Raising 21st Century Learners

In 2006, I spent a summer experiencing Shad Valley, the first real example of 21st Century learning I had ever seen. It turns out that the creator of Shad Valley wanted to instill 21st Century Learning skills in his own kids, long before there was such a label. This summer changed my teaching career and now my own kids.

While doing my teacher training, my science methods teacher asked me if Science was knowledge or a process. I intuitively knew that the right answer was that science is a process, a way of thinking, and a way to solve puzzles with applications reaching far outside of the world of science.  I did not understand the implications of my answer and my actions certainly did not match my quick response.  Teachers tend to teach the way that we were taught. It is what we know and probably with what we were successful.  Many years of customs, styles and baggage that served a certain portion of past generations was deeply engrained in my psyche. I could best serve my students by being the best teacher that I could be and that meant being the best at these historic strategies. I was going to be the best teacher by being the best at doing what was done to me. It is a natural and pervasive cycle of life that works well, until change is required.

Only when I was able to experience a concrete example of 21st Century Learning for an extended period of time, did I start to understand the subtle nuances that make such an important difference. I started to understand that 21st Century Learning was not an additional “thing” to add to an already full curriculum, but rather a “how” do I teach the existing content. I spent much time and energy working with other people’s kids trying to turn them into students of a future that we cannot predict, all the while, watching passively the learning of my own sons. Surely there is a not-so-special, not-father-of-the-year award waiting for me. This has to change. I need to expose my own kids to some of these concrete examples for more than just a weekend or a week.

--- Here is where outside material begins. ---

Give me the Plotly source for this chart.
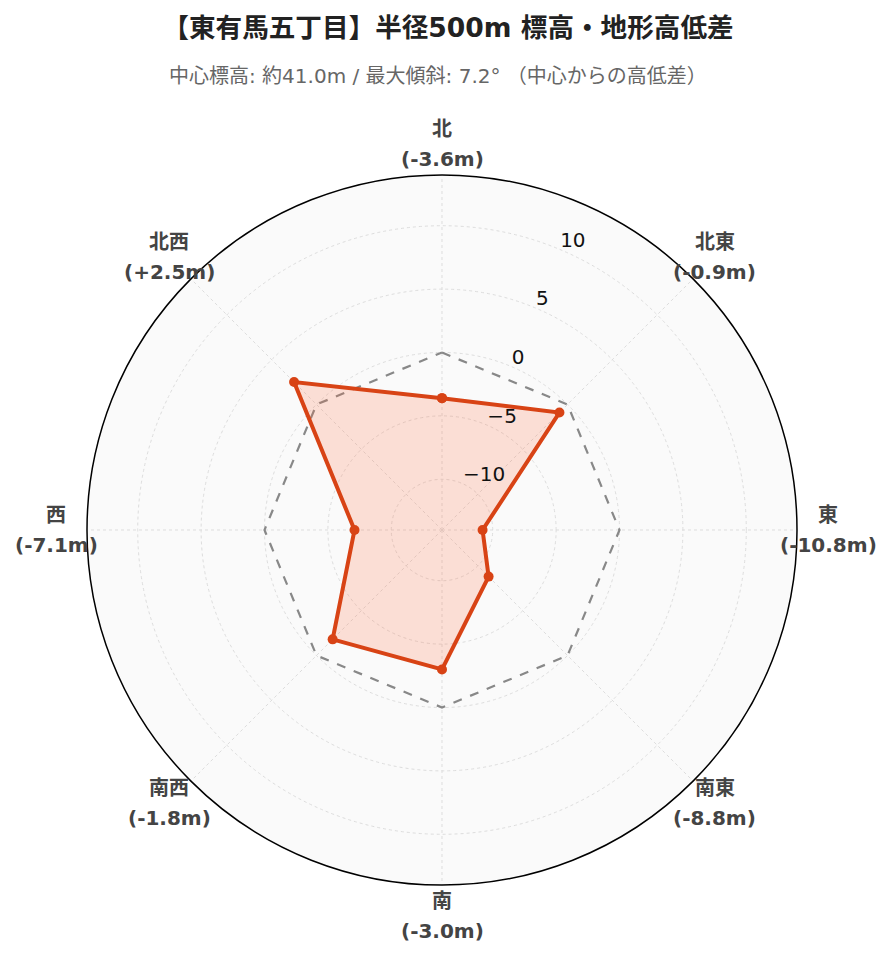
import math
import plotly.graph_objects as go

# 方位ごとの中心からの高低差 (m)
directions = ["北", "北東", "東", "南東", "南", "南西", "西", "北西"]
angles = [0, 45, 90, 135, 180, 225, 270, 315]
diffs = [-3.6, -0.9, -10.8, -8.8, -3.0, -1.8, -7.1, 2.5]

title = "【東有馬五丁目】半径500m 標高・地形高低差"
subtitle = "中心標高: 約41.0m / 最大傾斜: 7.2° （中心からの高低差）"

value_text = [f"({v:+.1f}m)" for v in diffs]

# 閉じた多角形にする
theta_closed = angles + [angles[0]]
r_closed = diffs + [diffs[0]]
zero_closed = [0] * len(theta_closed)

FONT = "DejaVu Sans, Noto Sans CJK JP, sans-serif"
W, H = 892, 962
L, R, T, B = 71, 103, 151, 85
PW, PH = W - L - R, H - T - B
SIZE = 710            # 円の直径(px)
DX, DY = 8, 16        # 目盛ラベル用サブプロットのずらし量(px)
CX, CY = L + DX + SIZE / 2, T + DY + SIZE / 2


def to_paper(px, py):
    return (px - L) / PW, (H - B - py) / PH


fig = go.Figure()

fig.add_trace(go.Scatterpolar(
    r=zero_closed,
    theta=theta_closed,
    mode="lines",
    line=dict(color="#888888", width=2.2, dash="dash"),
    hoverinfo="skip",
    showlegend=False,
))

fig.add_trace(go.Scatterpolar(
    r=r_closed,
    theta=theta_closed,
    mode="lines+markers",
    fill="toself",
    fillcolor="rgba(255, 112, 67, 0.2)",
    line=dict(color="#D84315", width=4),
    marker=dict(size=10, color="#D84315"),
    showlegend=False,
))

# 半径目盛ラベルだけを描く重ね用サブプロット
fig.add_trace(go.Scatterpolar(
    r=[0],
    theta=[0],
    mode="markers",
    marker=dict(opacity=0),
    hoverinfo="skip",
    showlegend=False,
    subplot="polar2",
))

annotations = [dict(
    text=subtitle,
    x=0.5, xref="paper",
    y=to_paper(0, 68)[1], yref="paper",
    yanchor="middle",
    showarrow=False,
    font=dict(size=20, color="#666"),
)]

# 方位ラベル: 円の外側に中央揃え、2行を30px間隔で
label_r = SIZE / 2 + 31
for a, d, v in zip(angles, directions, value_text):
    rad = math.radians(a)
    x, y = to_paper(CX + label_r * math.sin(rad), CY - label_r * math.cos(rad))
    for txt, shift in ((d, 15), (v, -15)):
        annotations.append(dict(
            text=f"<b>{txt}</b>",
            x=x, y=y, yshift=shift,
            xref="paper", yref="paper",
            xanchor="center", yanchor="middle",
            showarrow=False,
            font=dict(size=20, color="#444"),
        ))

grid = dict(gridcolor="#dddddd", griddash="dot", gridwidth=1)

fig.update_layout(
    width=W,
    height=H,
    paper_bgcolor="white",
    font=dict(family=FONT, color="#222"),
    title=dict(
        text=f"<b>{title}</b>",
        x=0.5 - 6 / W,
        xanchor="center",
        y=1 - 20 / H,
        yanchor="middle",
        font=dict(size=26.6, color="#222"),
    ),
    annotations=annotations,
    margin=dict(l=L, r=R, t=T, b=B),
    polar=dict(
        domain=dict(x=[DX / PW, 1], y=[0, SIZE / PH]),
        bgcolor="#fafafa",
        radialaxis=dict(
            range=[-14, 14],
            dtick=5,
            tick0=0,
            angle=67.5,
            showline=False,
            showticklabels=False,
            ticks="",
            **grid,
        ),
        angularaxis=dict(
            direction="clockwise",
            rotation=90,
            tickmode="array",
            tickvals=angles,
            showticklabels=False,
            showline=True,
            linecolor="black",
            linewidth=1.5,
            ticks="",
            **grid,
        ),
    ),
    polar2=dict(
        domain=dict(x=[0, SIZE / PW], y=[DY / PH, 1]),
        bgcolor="rgba(0,0,0,0)",
        radialaxis=dict(
            range=[-14, 14],
            dtick=5,
            tick0=0,
            angle=67.5,
            tickangle=67.5,
            showline=False,
            showgrid=False,
            ticks="",
            tickfont=dict(size=20, color="#111"),
        ),
        angularaxis=dict(
            direction="clockwise",
            rotation=90,
            showline=False,
            showgrid=False,
            showticklabels=False,
            ticks="",
        ),
    ),
)

fig.write_html("out.html")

The time is right for something, but what? If I am going to act, I need to act now. The twins are in middle school. They are still impressionable, old enough to absorb some lessons, young enough to change directions. They think science is a list of vocabulary words on a fill in the blank photocopy and that is my fault.  How do I teach them to be critical thinkers, to interact with the outside word in a meaningful way? How do they learn that literacy extends beyond language class that there are many different cultures in this world? They will need to interact with many of those cultures and some might even say complete with them. How can I get them to be better communicators? How can I help them be flexible? How will I create an environment where they will have a chance to become 21st Century Learners where both formal and informal learning environments are integrated? In the education field, we talk about this, but yet we seem to find few examples to follow. Maybe I can impact my own kids and provide an example simultaneously.

Although there are lots of interesting places in our own backyard, I need an opportunity that will be disruptive. They need the proverbial slap or jump start. Something shocking that will make it immediately obvious that things are going to be different. I am taking a leave from my teaching job and we are moving to China for 3 months as a family! This should be a shock to the system and provide a definite milestone, life before and after China. There should be lots of opportunity to be flexible, lots of natural writing prompts, and a chance to experience a significant world culture that is significantly different.

Although visiting the UK and EU could provide lots of cultural experiences and I am certain seeing the sites would be interesting, I am hoping to change their person, not just populate their facebook accounts.  Interacting with international students should provide some opportunities for differences of opinion and the resulting debate and communication should employ critical thinking. Perhaps it will give them a chance to step outside the monotony of English and French bilingualism. Perhaps they will be more appreciative of what they have when we come back. We live in an awesome part of the world, but there is a big world out there.

So they each have more professional online presences on twitter, facebook, blogs and youtube. They are “FintheTwin” and “Sethsbreaths”. They have already learned how to create these online reputations, how to create a video and how to publish blogs. More importantly, much of the technical pieces they learned on their own or from each other. When they found out that other people would be watching and reading, all of a sudden work that was good enough for Dad is not quite good enough for their virtual friends.  Media literacy, creativity, innovation, critical thinking, communication and collaboration have begun.

We fly out in a week.

I hope I will be able to impact my own kids as much as the creators of Shad Valley or the creators of 21st Century learning movement have impacted me.